The comparison model illustrates the combined analyses of the facies model and the porosity model. The coupling of sand facies and consistent higher porosity values of the Aux Vases illustrate why the formation is the highest producing formation in the Illinois Basin. An important feature to the Aux Vases that makes it more productive than the above units is the presence of several thick sand horizons, which can reach up to 5 meters in thickness [19]. These ancient sandbars, with higher porosity (21%) and permeability (125 mD) than the other units allow for a much higher primary recovery percentage (upwards of 40%). These sandbars can be quite large in their distribution, potentially kilometers in length and a kilometer in width [19]. The results of the models suggests installation of waterflooding within the Aux Vases has a greater potential for success than within the other sands of the Loudon Oilfield.

5. Conclusion

The goal of the project was to assess the ability of a Petrel porosity model to predict sandstone facies. Examination of the facies/porosity comparison logs showed that the percentage of the log that represented a good sand indicator by the porosity log (82%) was the same as the good sand indicator percentage of the zone-partitioned model. Data provided by both the facies and porosity models were largely a product of interpolation by the modeling algorithm, so error in cell assignments is assumed to exist in the models to a certain degree. The most reliable data in the models are the cell values at the locations of the wellbores because the data were generated by the logging tool.
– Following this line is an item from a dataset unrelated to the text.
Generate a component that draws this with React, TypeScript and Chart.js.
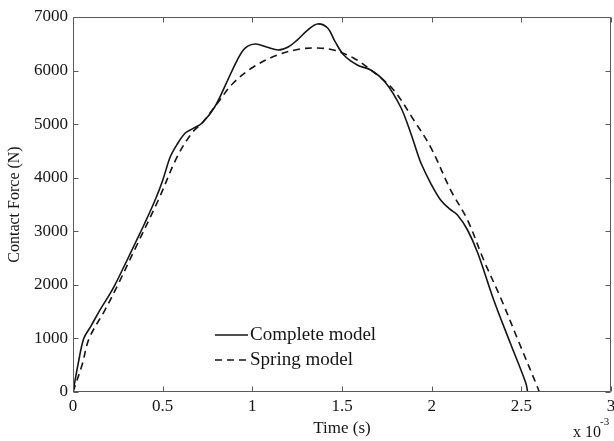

The validation exercise that involved the exclusion of certain well logs and rerunning of the facies models showed that the cell assignments produced by the algorithm in the two examples were at least ~80% accurate. Though modeling in Petrel provides a reasonable interpretation of reservoir rock characteristics, efforts incorporating Petrel-based modeling should involve consideration of the potential error in cell values a given distance from log-truthed well data.